Monday, 14 January 2013

Bespoke: Savile Row Ripped and Smooth by Richard Anderson.

Bespoke: Savile Row Ripped and Smooth by Richard Anderson: review
Andrew Martin finds that Bespoke, Richard Anderson's account of the life and lore of a Savile Row cutter, suits him nicely
 13 Sep 2009 in The Telegraph /
Having noted again this summer the perverse need of many holidaying Englishmen to emphasise their beer bellies by wearing tight-fitting replica football shirts, I would call this autobiography of a master suit cutter very timely.
The book is dedicated to the cult of bespoke. Whereas a ready-to-wear suit is, as someone once said, 'a suit made for somebody else’, a bespoke suit is so called because the customer 'bespeaks’ his requirements to a man who then cuts the five basic templates: three for the jacket (which ought properly to be called a coat) and two for the trousers. He is aided in his work – at least in the elite emporia of Savile Row – by a supporting cast of mere tailors, who provisionally assemble, or 'baste’, the pieces together for subsequent fittings and make the linings, button holes, pockets and so on. Regarding the cutter’s task, Richard Anderson quotes the Dictionary of English Trades (1804): it is 'to create a good shape where nature has not granted one’, and at the highest level, the cutter will note – besides the 19 measurements needed for a suit – the client’s style, temperament, even his sense of humour. All will determine the shape of the ensemble, which will cost anything upwards of about £4,000.
In 1982, aged 17, Anderson joined the particularly prestigious and intimidating Savile Row outlet Henry Huntsman and Sons, a firm known for a cut of suit described by one of its American clients who dabbled in poetry as 'swervy suave severity’. The Huntsman suit-cutters of the time – Savile Row legends both – were Colin Hammick and Brian Hall, and Anderson describes them with Dickensian relish. Hammick was long, lean, slightly fey (for 20 years, he called Anderson 'Young Richard’), mercurial, abstracted. On being excitedly told the name of a new customer, who was on the phone and anxious to speak to him, he languidly inquired: 'Who is Hugh Laurie?’ Hall, by contrast, is depicted as bristling, impatient, ferociously well-organised.
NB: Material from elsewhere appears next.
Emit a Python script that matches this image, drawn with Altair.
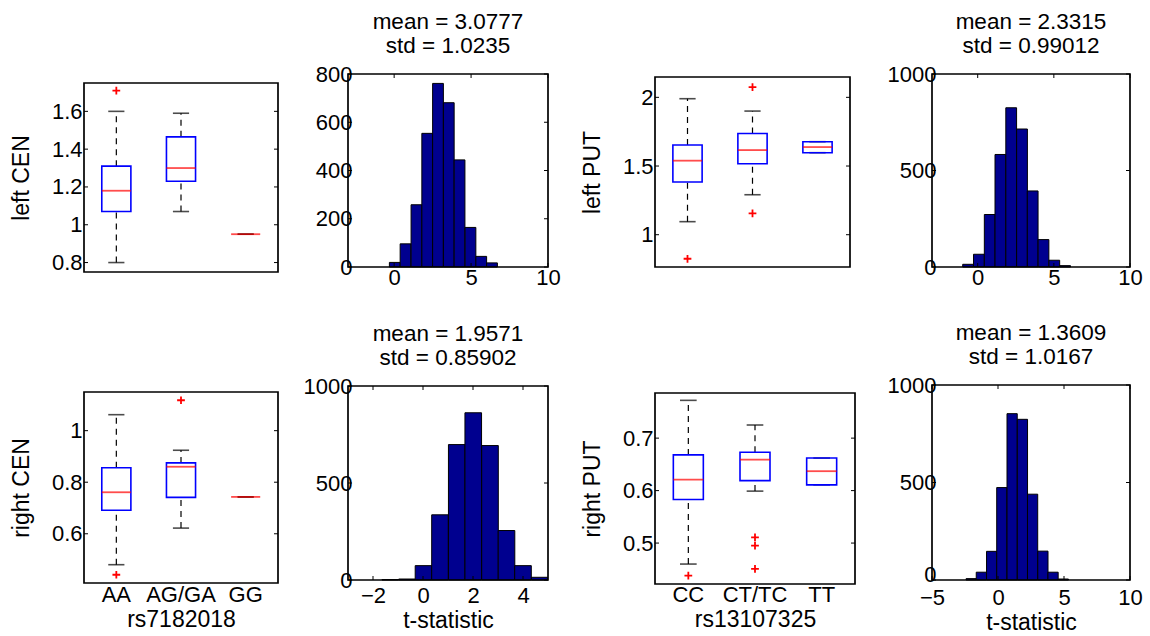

Whereas Hammick, who only had one lung, chain-smoked raffish Piccadillies, Hall chain-smoked four-square Embassy Number One. Hall wasn’t above saying to a client: 'You, Sir, are not my idea of a Huntsman customer’, and Anderson writes that in the wake one such pronouncement, a 'mortifying blow-up’ ensued. This is his tone and that of Savile Row: dandified but tough, reflecting the origins of the Row in supplying coats and britches to the military.
Anderson is justifiably entranced by the lore and terminology of his trade. Leftover material is called 'mungo’; the ability to remember a customer’s figuration is 'rock of eye’; 99 per cent of us have a slightly lower right shoulder. As Anderson painfully inches his way towards the level of Hammick and Hall, a trouser cutter has a nervous breakdown; employees arrive and depart ('Pugh had a laugh exactly like Mutley’s in Wacky Races’); tales of famous customers are told. Gregory Peck comes in with his stunt double, the pair to be fitted with identical white mohair lounge suits. Peck was 'one of Huntsman’s no-fuss customers’ but the stunt double was 'a right pain in the arse’, requiring three times as many sittings. Peck confided to an employee that all the man would be doing in the suit was falling off the back of a lorry and rolling around in some oil.
This droll and engrossing book goes off towards the end, when it becomes a rather breathless advert for the business Anderson set up on leaving Huntsman in 2001. But even that’s hard to begrudge, in a man so evidently in love with work.
Bespoke: Savile Row Ripped and Smooth
By Richard Anderson
SIMON & SCHUSTER, £14.99, 320pp

A cut above: The king of Savile Row reveals the secrets of life as a top-end tailor
Katharine Hepburn is demanding trousers three sizes too big, Stewart Granger won't stop cursing, and Rex Harrison is over in the corner, throwing a strop. In his new memoir, Richard Anderson draws aside the changing-room curtains...

BY CHRISTIAN HOUSE   SUNDAY 20 SEPTEMBER 2009 in The Independent /
What does one wear to interview a Savile Row tailor? As I approach the façade of Richard Anderson Ltd at number 13, my Hackett slacks and Tyrwhitt shirt begin to feel like sacking. I've even got a chocolate stain on my inside leg, sponged but persistent. I'm here to discuss the eponymous owner's memoir, Bespoke: Savile Row Ripped and Smoothed, and I'm reminded of Anderson's entrance to Huntsman (arguably the most distinguished establishment on the Row) one snowbound day in 1982. His school blazer just didn't cut it.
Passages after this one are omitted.